• **DIRECTIONS**:
Please output every line of the material as it stands, without the pictures.

※

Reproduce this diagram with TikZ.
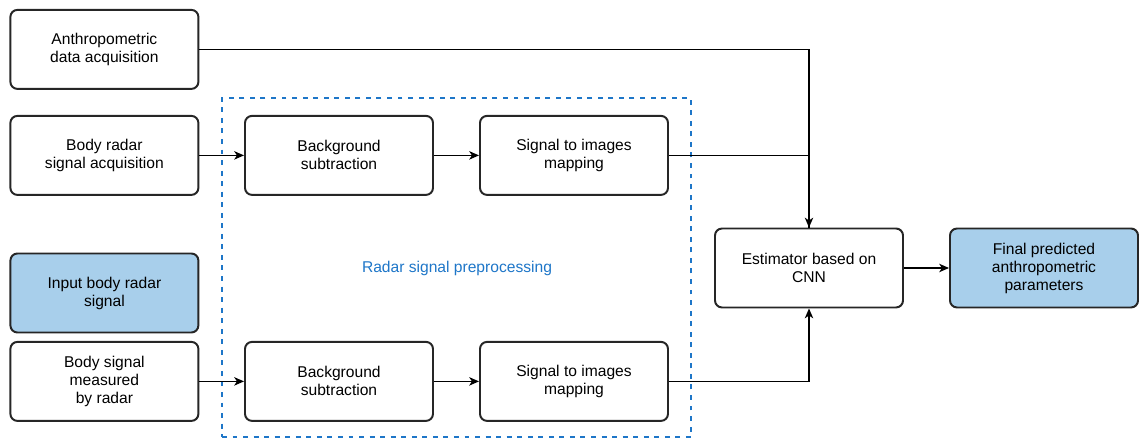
\documentclass[tikz,border=0pt]{standalone}
\usepackage{fontspec}
\setmainfont{Liberation Sans}
\usetikzlibrary{positioning, arrows.meta}

\definecolor{box_blue}{RGB}{168,207,235}
\definecolor{prep_blue}{RGB}{30,118,200}

\begin{document}
\begin{tikzpicture}[
    font=\fontsize{11.1}{12.8}\selectfont,
    blk/.style={rectangle, draw=black!85, line width=1.4pt, fill=white,
                minimum width=4.7cm, minimum height=1.975cm,
                rounded corners=5pt, align=center, inner sep=2pt},
    inblk/.style={blk, fill=box_blue},
    flow/.style={->, >={Stealth[length=7pt, width=6pt, inset=2pt]},
                 line width=1.1pt, black}
]
    \useasboundingbox (0,0) rectangle (28.575,10.975);

    % Preprocessing frame
    \node[draw=prep_blue, line width=1.8pt, dash pattern=on 3.5pt off 4pt,
          minimum width=11.725cm, minimum height=8.475cm, inner sep=0pt]
        (frame) at (11.4125, 4.2875) {};
    \node[text=prep_blue] (fr_lbl) at (11.425, 4.275) {Radar signal preprocessing};

    % Inputs
    \node[blk]   (anth) at (2.61, 9.74) {Anthropometric\\data acquisition};
    \node[blk]   (acq)  at (2.61, 7.09) {Body radar\\signal acquisition};
    \node[inblk] (inp)  at (2.61, 3.65) {Input body radar\\signal};
    \node[blk]   (meas) at (2.61, 1.44) {Body signal\\measured\\by radar};

    % Preprocessing chains
    \node[blk] (bg1)  at ( 8.475, 7.09) {Background\\subtraction};
    \node[blk] (map1) at (14.35,  7.09) {Signal to images\\mapping};
    \node[blk] (bg2)  at ( 8.475, 1.44) {Background\\subtraction};
    \node[blk] (map2) at (14.35,  1.44) {Signal to images\\mapping};

    % Estimator and output
    \node[blk]   (est) at (20.225, 4.275) {Estimator based on\\CNN};
    \node[inblk] (out) at (26.1,   4.275) {Final predicted\\anthropometric\\parameters};

    % Arrows
    \draw[flow] (acq) -- (bg1);
    \draw[flow] (bg1) -- (map1);
    \draw[flow] (meas) -- (bg2);
    \draw[flow] (bg2) -- (map2);
    \draw[flow] (anth.east) -| (est.north);
    \draw[line width=1.1pt] (map1.east) -| (est.north);
    \draw[flow] (map2.east) -| (est.south);
    \draw[flow] (est) -- (out);

\end{tikzpicture}
\end{document}
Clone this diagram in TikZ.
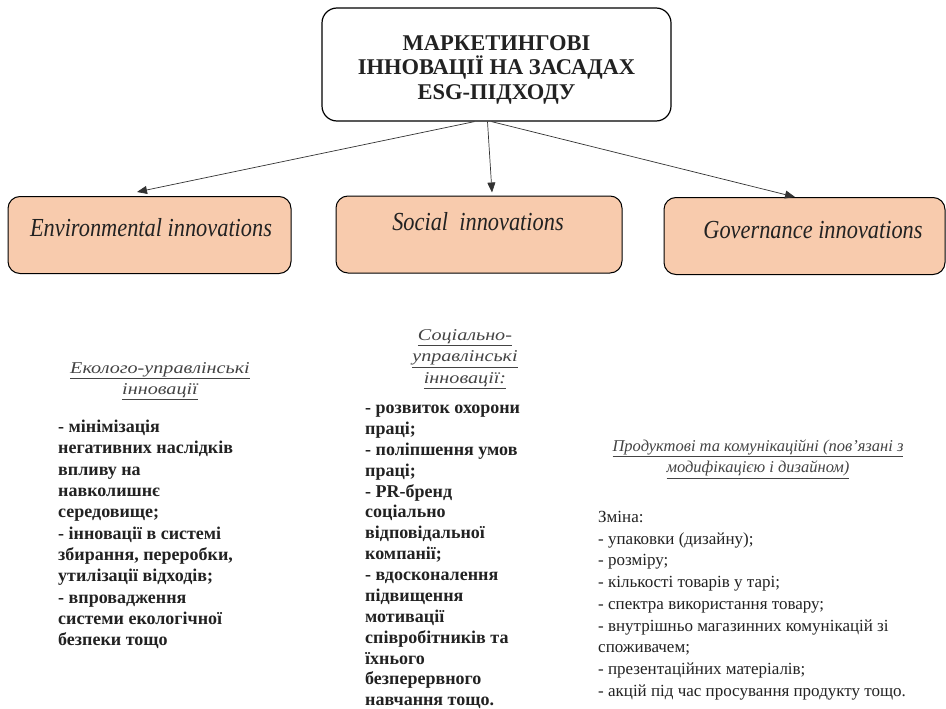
\documentclass[tikz,border=0pt]{standalone}
\usepackage{fontspec}
\usepackage{graphicx}
\setmainfont{Liberation Serif}[BoldFont={Liberation Serif Bold}, ItalicFont={Liberation Serif Italic}]
\usetikzlibrary{arrows.meta}
\definecolor{peach}{HTML}{F8CBAD}
\definecolor{ink}{HTML}{222222}
\definecolor{titlegray}{HTML}{444444}
\definecolor{lineg}{HTML}{333333}
\newcommand{\wideit}[1]{\scalebox{1.22}[1]{#1}}
\newcommand{\narrowit}[1]{\scalebox{0.86}[1]{#1}}
\tikzset{
  topbox/.style={draw=black, line width=1.2pt, rounded corners=15pt, fill=white, minimum width=349pt, minimum height=113pt},
  toplabel/.style={align=center, font=\fontsize{22.5}{24.5}\selectfont\bfseries, text=ink, inner sep=0pt},
  catbox/.style={draw=black, line width=1pt, rounded corners=12pt, fill=peach, minimum height=77pt},
  catlabel/.style={font=\fontsize{26}{28}\selectfont\itshape, text=ink, inner sep=0pt},
  conn/.style={draw=lineg, line width=0.7pt, -{Triangle[length=10pt,width=8pt]}},
  coltitle/.style={font=\fontsize{16.5}{21.5}\selectfont\itshape, text=titlegray, align=center, inner sep=0pt},
  colbody/.style={font=\fontsize{18}{21.3}\selectfont\bfseries, text=ink, align=left, inner sep=0pt, anchor=north west},
  colbodyreg/.style={font=\fontsize{17}{21.75}\selectfont, text=ink, align=left, inner sep=0pt, anchor=north west}
}
\begin{document}
\begin{tikzpicture}[x=1pt,y=-1pt]
\useasboundingbox (0,0) rectangle (946,709);
\fill[white] (0,0) rectangle (946,709);

\node[topbox] (top) at (496.5,64.5) {};
\node[toplabel] (topl) at (496.5,69.5) {МАРКЕТИНГОВІ\\ІННОВАЦІЇ НА ЗАСАДАХ\\ESG-ПІДХОДУ};

\node[catbox, minimum width=283pt] (env) at (149.5,235) {};
\node[catbox, minimum width=286pt] (soc) at (479,234.5) {};
\node[catbox, minimum width=281pt] (gov) at (804.5,236) {};

\node[catlabel] (envl) at (151,228) {\narrowit{Environmental innovations}};
\node[catlabel] (socl) at (478,222) {\narrowit{Social\ \ innovations}};
\node[catlabel] (govl) at (813,230) {\narrowit{Governance innovations}};

\draw[conn] ([xshift=-22pt]top.south) -- ([xshift=-12.5pt,yshift=4pt]env.north);
\draw[conn] ([xshift=-9pt]top.south) -- ([xshift=13pt,yshift=3pt]soc.north);
\draw[conn] ([xshift=-5pt]top.south) -- ([xshift=-9.5pt,yshift=0pt]gov.north);

\node[coltitle] (t1) at (160,381) {\wideit{\underline{Еколого-управлінські}}\\\wideit{\underline{інновації}}};
\node[coltitle] (t2) at (465,359) {\wideit{\underline{Соціально-}}\\\wideit{\underline{управлінські}}\\\wideit{\underline{інновації:}}};
\node[coltitle] (t3) at (758,459) {\underline{Продуктові та комунікаційні (пов'язані з}\\\underline{модифікацією і дизайном)}};

\node[colbody] (b1) at (58,420) {- мінімізація\\негативних наслідків\\впливу на\\навколишнє\\середовище;\\- інновації в системі\\збирання, переробки,\\утилізації відходів;\\- впровадження\\системи екологічної\\безпеки тощо};

\node[colbody, font=\fontsize{18}{20.86}\selectfont\bfseries] (b2) at (365,405) {- розвиток охорони\\праці;\\- поліпшення умов\\праці;\\- PR-бренд\\соціально\\відповідальної\\компанії;\\- вдосконалення\\підвищення\\мотивації\\співробітників та\\їхнього\\безперервного\\навчання тощо.};

\node[colbodyreg] (b3) at (598,511) {Зміна:\\- упаковки (дизайну);\\- розміру;\\- кількості товарів у тарі;\\- спектра використання товару;\\- внутрішньо магазинних комунікацій зі\\споживачем;\\- презентаційних матеріалів;\\- акцій під час просування продукту тощо.};
\end{tikzpicture}
\end{document}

※

• **WRITTEN SOLUTION**:
Reproduce this diagram with TikZ.
\documentclass[tikz,border=0pt]{standalone}
\usepackage{fontspec}
\setmainfont{Liberation Sans}
\usetikzlibrary{positioning, arrows.meta}

\definecolor{box_blue}{RGB}{168,207,235}
\definecolor{prep_blue}{RGB}{30,118,200}

\begin{document}
\begin{tikzpicture}[
    font=\fontsize{11.1}{12.8}\selectfont,
    blk/.style={rectangle, draw=black!85, line width=1.4pt, fill=white,
                minimum width=4.7cm, minimum height=1.975cm,
                rounded corners=5pt, align=center, inner sep=2pt},
    inblk/.style={blk, fill=box_blue},
    flow/.style={->, >={Stealth[length=7pt, width=6pt, inset=2pt]},
                 line width=1.1pt, black}
]
    \useasboundingbox (0,0) rectangle (28.575,10.975);

    % Preprocessing frame
    \node[draw=prep_blue, line width=1.8pt, dash pattern=on 3.5pt off 4pt,
          minimum width=11.725cm, minimum height=8.475cm, inner sep=0pt]
        (frame) at (11.4125, 4.2875) {};
    \node[text=prep_blue] (fr_lbl) at (11.425, 4.275) {Radar signal preprocessing};

    % Inputs
    \node[blk]   (anth) at (2.61, 9.74) {Anthropometric\\data acquisition};
    \node[blk]   (acq)  at (2.61, 7.09) {Body radar\\signal acquisition};
    \node[inblk] (inp)  at (2.61, 3.65) {Input body radar\\signal};
    \node[blk]   (meas) at (2.61, 1.44) {Body signal\\measured\\by radar};

    % Preprocessing chains
    \node[blk] (bg1)  at ( 8.475, 7.09) {Background\\subtraction};
    \node[blk] (map1) at (14.35,  7.09) {Signal to images\\mapping};
    \node[blk] (bg2)  at ( 8.475, 1.44) {Background\\subtraction};
    \node[blk] (map2) at (14.35,  1.44) {Signal to images\\mapping};

    % Estimator and output
    \node[blk]   (est) at (20.225, 4.275) {Estimator based on\\CNN};
    \node[inblk] (out) at (26.1,   4.275) {Final predicted\\anthropometric\\parameters};

    % Arrows
    \draw[flow] (acq) -- (bg1);
    \draw[flow] (bg1) -- (map1);
    \draw[flow] (meas) -- (bg2);
    \draw[flow] (bg2) -- (map2);
    \draw[flow] (anth.east) -| (est.north);
    \draw[line width=1.1pt] (map1.east) -| (est.north);
    \draw[flow] (map2.east) -| (est.south);
    \draw[flow] (est) -- (out);

\end{tikzpicture}
\end{document}
Clone this diagram in TikZ.
\documentclass[tikz,border=0pt]{standalone}
\usepackage{fontspec}
\usepackage{graphicx}
\setmainfont{Liberation Serif}[BoldFont={Liberation Serif Bold}, ItalicFont={Liberation Serif Italic}]
\usetikzlibrary{arrows.meta}
\definecolor{peach}{HTML}{F8CBAD}
\definecolor{ink}{HTML}{222222}
\definecolor{titlegray}{HTML}{444444}
\definecolor{lineg}{HTML}{333333}
\newcommand{\wideit}[1]{\scalebox{1.22}[1]{#1}}
\newcommand{\narrowit}[1]{\scalebox{0.86}[1]{#1}}
\tikzset{
  topbox/.style={draw=black, line width=1.2pt, rounded corners=15pt, fill=white, minimum width=349pt, minimum height=113pt},
  toplabel/.style={align=center, font=\fontsize{22.5}{24.5}\selectfont\bfseries, text=ink, inner sep=0pt},
  catbox/.style={draw=black, line width=1pt, rounded corners=12pt, fill=peach, minimum height=77pt},
  catlabel/.style={font=\fontsize{26}{28}\selectfont\itshape, text=ink, inner sep=0pt},
  conn/.style={draw=lineg, line width=0.7pt, -{Triangle[length=10pt,width=8pt]}},
  coltitle/.style={font=\fontsize{16.5}{21.5}\selectfont\itshape, text=titlegray, align=center, inner sep=0pt},
  colbody/.style={font=\fontsize{18}{21.3}\selectfont\bfseries, text=ink, align=left, inner sep=0pt, anchor=north west},
  colbodyreg/.style={font=\fontsize{17}{21.75}\selectfont, text=ink, align=left, inner sep=0pt, anchor=north west}
}
\begin{document}
\begin{tikzpicture}[x=1pt,y=-1pt]
\useasboundingbox (0,0) rectangle (946,709);
\fill[white] (0,0) rectangle (946,709);

\node[topbox] (top) at (496.5,64.5) {};
\node[toplabel] (topl) at (496.5,69.5) {МАРКЕТИНГОВІ\\ІННОВАЦІЇ НА ЗАСАДАХ\\ESG-ПІДХОДУ};

\node[catbox, minimum width=283pt] (env) at (149.5,235) {};
\node[catbox, minimum width=286pt] (soc) at (479,234.5) {};
\node[catbox, minimum width=281pt] (gov) at (804.5,236) {};

\node[catlabel] (envl) at (151,228) {\narrowit{Environmental innovations}};
\node[catlabel] (socl) at (478,222) {\narrowit{Social\ \ innovations}};
\node[catlabel] (govl) at (813,230) {\narrowit{Governance innovations}};

\draw[conn] ([xshift=-22pt]top.south) -- ([xshift=-12.5pt,yshift=4pt]env.north);
\draw[conn] ([xshift=-9pt]top.south) -- ([xshift=13pt,yshift=3pt]soc.north);
\draw[conn] ([xshift=-5pt]top.south) -- ([xshift=-9.5pt,yshift=0pt]gov.north);

\node[coltitle] (t1) at (160,381) {\wideit{\underline{Еколого-управлінські}}\\\wideit{\underline{інновації}}};
\node[coltitle] (t2) at (465,359) {\wideit{\underline{Соціально-}}\\\wideit{\underline{управлінські}}\\\wideit{\underline{інновації:}}};
\node[coltitle] (t3) at (758,459) {\underline{Продуктові та комунікаційні (пов'язані з}\\\underline{модифікацією і дизайном)}};

\node[colbody] (b1) at (58,420) {- мінімізація\\негативних наслідків\\впливу на\\навколишнє\\середовище;\\- інновації в системі\\збирання, переробки,\\утилізації відходів;\\- впровадження\\системи екологічної\\безпеки тощо};

\node[colbody, font=\fontsize{18}{20.86}\selectfont\bfseries] (b2) at (365,405) {- розвиток охорони\\праці;\\- поліпшення умов\\праці;\\- PR-бренд\\соціально\\відповідальної\\компанії;\\- вдосконалення\\підвищення\\мотивації\\співробітників та\\їхнього\\безперервного\\навчання тощо.};

\node[colbodyreg] (b3) at (598,511) {Зміна:\\- упаковки (дизайну);\\- розміру;\\- кількості товарів у тарі;\\- спектра використання товару;\\- внутрішньо магазинних комунікацій зі\\споживачем;\\- презентаційних матеріалів;\\- акцій під час просування продукту тощо.};
\end{tikzpicture}
\end{document}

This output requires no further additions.